Schetselaar, Daan
(2025)
Consciousness as the dissipation of information.
[Preprint]
Abstract
Despite its growing appeal for the study of consciousness, the notion of entropy has yet to lead to widely supported new insights about the nature of phenomenal experience. Typically, entropy measures of brain activity are found to correlate with cognitive functions that are assumed to index consciousness. Taking a very different approach, this theoretical framework does not conflate consciousness with any function. It presents a series of premises to argue that consciousness is fundamentally characterized as inactionable perception, i.e. that does not give rise to macrophysical action.
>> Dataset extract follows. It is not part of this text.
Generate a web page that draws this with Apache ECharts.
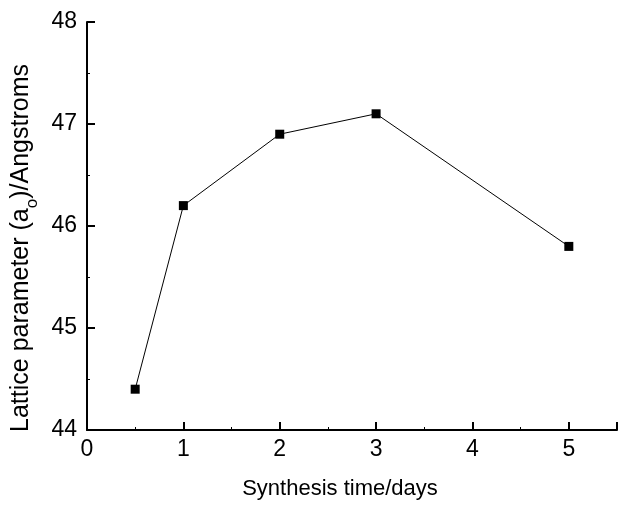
<!DOCTYPE html>
<html>
<head>
<meta charset="utf-8">
<script src="https://cdn.jsdelivr.net/npm/echarts@6/dist/echarts.min.js"></script>
<style>html,body{margin:0;padding:0;background:#fff}#c{width:618px;height:505px}</style>
</head>
<body>
<div id="c"></div>
<script>
var days = [0.5, 1, 2, 3, 5];
var latticeParam = [44.4, 46.2, 46.9, 47.1, 45.8];
var xTicks = [0, 1, 2, 3, 4, 5];
var yTicks = [44, 45, 46, 47, 48];

var chart = echarts.init(document.getElementById('c'), null, {renderer: 'canvas'});
var font = 'Liberation Sans, Arial, sans-serif';
chart.setOption({
  animation: false,
  backgroundColor: '#fff',
  grid: {left: 87, top: 22, right: 1, bottom: 74, containLabel: false},
  xAxis: {
    type: 'value', min: 0, max: 5.5, interval: 1,
    name: 'Synthesis time/days', nameLocation: 'middle', nameGap: 48,
    nameTextStyle: {fontFamily: font, fontSize: 22, color: '#000', padding: [0, 24, 0, 0]},
    axisLine: {show: true, lineStyle: {color: '#000', width: 2}},
    axisTick: {show: true, inside: true, length: 8, lineStyle: {color: '#000', width: 2}},
    minorTick: {show: true, splitNumber: 2, length: 3, lineStyle: {color: '#000', width: 1}},
    splitLine: {show: false},
    axisLabel: {fontFamily: font, fontSize: 23, color: '#000', margin: 8,
      showMaxLabel: false,
      formatter: function (v) { return xTicks.indexOf(v) >= 0 ? String(v) : ''; }}
  },
  yAxis: {
    type: 'value', min: 44, max: 48, interval: 1,
    name: 'Lattice parameter (a{s|o})/Angstroms', nameLocation: 'middle', nameGap: 50,
    nameTextStyle: {fontFamily: font, fontSize: 25, color: '#000', padding: [0, 44, 0, 0],
      rich: {s: {fontFamily: font, fontSize: 17, color: '#000', verticalAlign: 'bottom', padding: [0, 0, -7, 0]}}},
    axisLine: {show: true, lineStyle: {color: '#000', width: 2}},
    axisTick: {show: true, inside: true, length: 8, lineStyle: {color: '#000', width: 2}},
    minorTick: {show: true, splitNumber: 2, length: 3, lineStyle: {color: '#000', width: 1}},
    splitLine: {show: false},
    axisLabel: {fontFamily: font, fontSize: 23, color: '#000', margin: 10,
      formatter: function (v) { return yTicks.indexOf(v) >= 0 ? String(v) : ''; }}
  },
  series: [{
    type: 'line',
    data: days.map(function (d, i) { return [d, latticeParam[i]]; }),
    symbol: 'rect', symbolSize: 9,
    itemStyle: {color: '#000'},
    lineStyle: {color: '#000', width: 1}
  }]
});
</script>
</body>
</html>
This is then fitted in a framework of perception and action as informational changes in a dynamical neural state space. In this model, inactionable perception naturally arises as the prediction-driven increase of concept-related entropy. This entails an increase of (Shannon) information while its efficacy to produce macrophysical effects decreases, which is here referred to as information dissipation, analogously to energy dissipation in thermodynamic systems. It results from inefficient sensorimotor coupling with the environment, which occurs when behavior is not fixed relative to the stimulus. Despite the posited inefficacy of conscious perception, it consists of action-specific information and can therefore be interpreted as potential behavior.
Starting from fundamental properties, this framework may provide a new and coherent conceptual basis for a fuller understanding of what consciousness is and how it relates to the physical world. Although many of its implications remain to be explored, it appears consistent with empirical findings, and prompts subtle reinterpretations of some classical results in perception research.